What to work on: Consider the records below. How many of their lines include the word "document"? State the number and nothing else.

Entries shown:
++++++++++++++++++++
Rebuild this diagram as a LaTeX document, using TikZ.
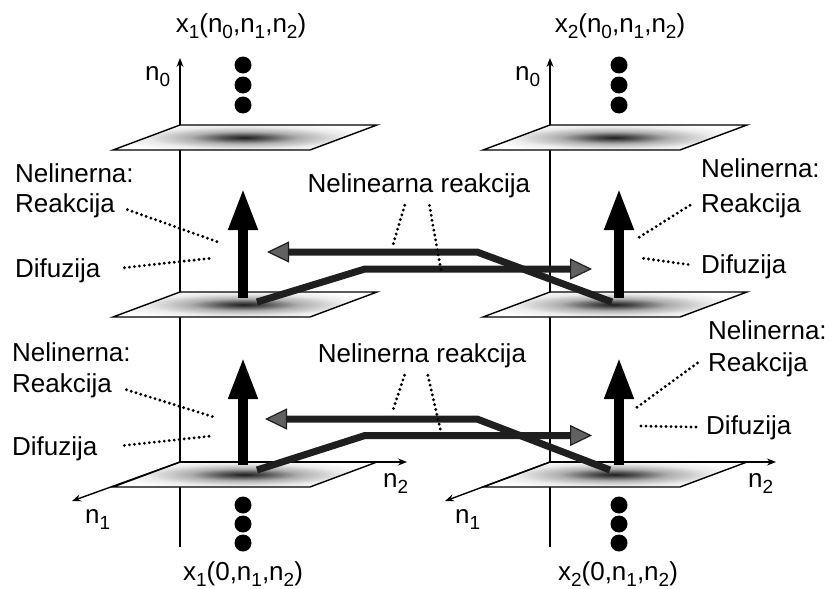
++++++++++++++++++++
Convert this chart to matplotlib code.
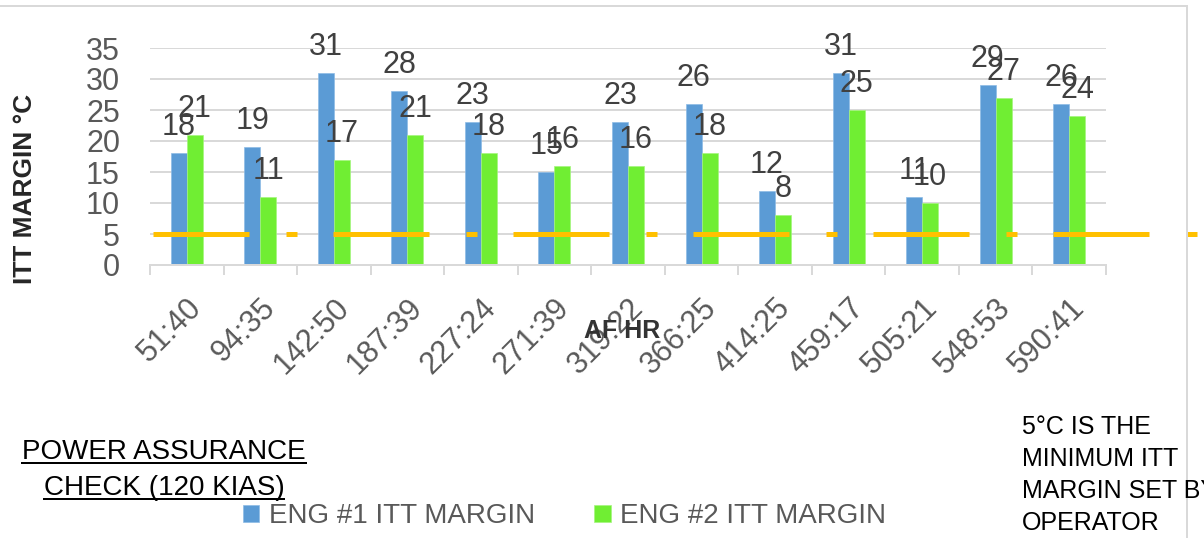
++++++++++++++++++++
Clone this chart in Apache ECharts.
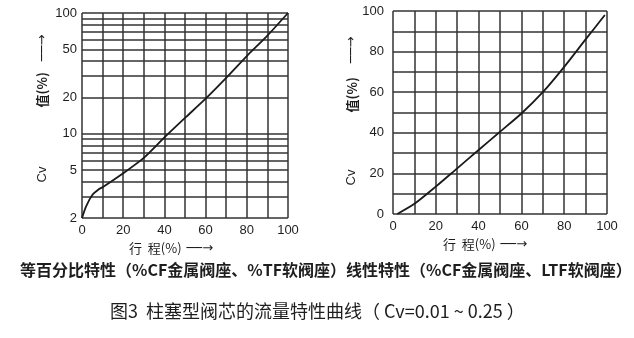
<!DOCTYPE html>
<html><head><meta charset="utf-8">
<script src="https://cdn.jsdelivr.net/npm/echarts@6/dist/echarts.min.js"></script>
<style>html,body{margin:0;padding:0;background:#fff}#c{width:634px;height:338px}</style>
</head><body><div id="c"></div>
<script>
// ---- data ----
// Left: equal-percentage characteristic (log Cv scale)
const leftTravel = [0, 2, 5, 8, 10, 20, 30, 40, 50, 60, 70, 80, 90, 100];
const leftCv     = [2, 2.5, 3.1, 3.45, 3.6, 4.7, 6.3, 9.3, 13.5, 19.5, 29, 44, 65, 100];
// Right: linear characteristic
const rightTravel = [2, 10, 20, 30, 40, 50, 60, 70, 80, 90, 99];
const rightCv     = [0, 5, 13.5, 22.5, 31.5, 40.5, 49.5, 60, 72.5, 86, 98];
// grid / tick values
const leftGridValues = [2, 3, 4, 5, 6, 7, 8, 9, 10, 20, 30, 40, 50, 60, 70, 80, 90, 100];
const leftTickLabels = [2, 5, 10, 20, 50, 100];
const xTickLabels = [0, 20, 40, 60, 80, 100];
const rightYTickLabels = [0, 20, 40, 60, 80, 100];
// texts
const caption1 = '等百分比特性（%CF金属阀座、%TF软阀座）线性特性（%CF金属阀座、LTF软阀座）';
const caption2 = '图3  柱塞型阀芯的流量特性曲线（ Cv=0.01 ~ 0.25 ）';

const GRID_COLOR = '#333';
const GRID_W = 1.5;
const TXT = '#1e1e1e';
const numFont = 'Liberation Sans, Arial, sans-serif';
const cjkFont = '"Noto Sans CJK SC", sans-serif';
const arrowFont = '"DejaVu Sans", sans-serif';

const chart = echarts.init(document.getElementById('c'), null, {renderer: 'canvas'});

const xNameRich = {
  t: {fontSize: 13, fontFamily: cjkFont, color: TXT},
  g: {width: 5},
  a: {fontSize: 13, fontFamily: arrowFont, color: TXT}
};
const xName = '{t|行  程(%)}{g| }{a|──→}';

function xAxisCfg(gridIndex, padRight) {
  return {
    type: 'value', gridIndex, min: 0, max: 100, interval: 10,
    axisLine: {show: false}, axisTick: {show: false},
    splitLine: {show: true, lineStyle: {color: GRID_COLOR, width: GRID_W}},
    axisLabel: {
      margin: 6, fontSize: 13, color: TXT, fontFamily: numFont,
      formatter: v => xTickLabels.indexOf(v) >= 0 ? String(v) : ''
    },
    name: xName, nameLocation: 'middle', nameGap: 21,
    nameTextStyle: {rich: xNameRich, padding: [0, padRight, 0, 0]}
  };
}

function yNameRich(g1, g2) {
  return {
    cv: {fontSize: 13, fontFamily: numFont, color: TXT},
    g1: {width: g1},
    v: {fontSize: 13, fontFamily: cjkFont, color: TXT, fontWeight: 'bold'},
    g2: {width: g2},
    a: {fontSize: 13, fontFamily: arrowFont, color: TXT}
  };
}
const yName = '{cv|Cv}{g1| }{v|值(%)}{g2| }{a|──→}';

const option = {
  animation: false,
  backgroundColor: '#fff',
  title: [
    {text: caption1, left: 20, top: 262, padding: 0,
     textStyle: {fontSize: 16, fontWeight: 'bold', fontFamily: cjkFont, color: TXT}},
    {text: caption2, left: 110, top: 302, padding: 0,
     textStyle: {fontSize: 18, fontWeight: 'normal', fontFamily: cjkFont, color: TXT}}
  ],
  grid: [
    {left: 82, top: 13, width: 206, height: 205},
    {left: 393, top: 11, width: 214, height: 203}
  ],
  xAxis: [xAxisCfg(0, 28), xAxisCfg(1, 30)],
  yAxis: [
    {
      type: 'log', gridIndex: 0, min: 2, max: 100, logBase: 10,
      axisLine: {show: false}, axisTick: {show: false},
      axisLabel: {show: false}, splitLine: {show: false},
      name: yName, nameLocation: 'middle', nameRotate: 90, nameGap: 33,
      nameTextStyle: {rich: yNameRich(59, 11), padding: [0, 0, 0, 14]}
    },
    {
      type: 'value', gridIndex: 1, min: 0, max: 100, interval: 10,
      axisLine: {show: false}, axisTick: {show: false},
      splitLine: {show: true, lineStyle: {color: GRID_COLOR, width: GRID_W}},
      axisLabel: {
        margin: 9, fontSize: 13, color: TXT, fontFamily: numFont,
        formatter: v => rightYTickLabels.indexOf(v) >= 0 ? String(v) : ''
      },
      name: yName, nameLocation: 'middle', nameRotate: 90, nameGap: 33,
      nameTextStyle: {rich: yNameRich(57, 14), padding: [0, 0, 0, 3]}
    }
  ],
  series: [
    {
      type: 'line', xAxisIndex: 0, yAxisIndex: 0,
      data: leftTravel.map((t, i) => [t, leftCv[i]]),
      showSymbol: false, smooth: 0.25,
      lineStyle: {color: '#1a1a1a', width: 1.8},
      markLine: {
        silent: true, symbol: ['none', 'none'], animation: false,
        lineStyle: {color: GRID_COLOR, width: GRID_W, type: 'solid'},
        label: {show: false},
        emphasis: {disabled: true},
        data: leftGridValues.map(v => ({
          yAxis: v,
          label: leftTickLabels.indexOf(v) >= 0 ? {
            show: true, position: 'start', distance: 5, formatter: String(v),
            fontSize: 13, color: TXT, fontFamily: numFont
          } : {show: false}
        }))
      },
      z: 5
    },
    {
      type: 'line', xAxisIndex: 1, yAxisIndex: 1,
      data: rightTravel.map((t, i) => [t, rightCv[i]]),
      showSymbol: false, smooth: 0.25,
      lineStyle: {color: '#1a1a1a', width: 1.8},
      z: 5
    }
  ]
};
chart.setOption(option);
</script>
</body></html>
++++++++++++++++++++
The response: 2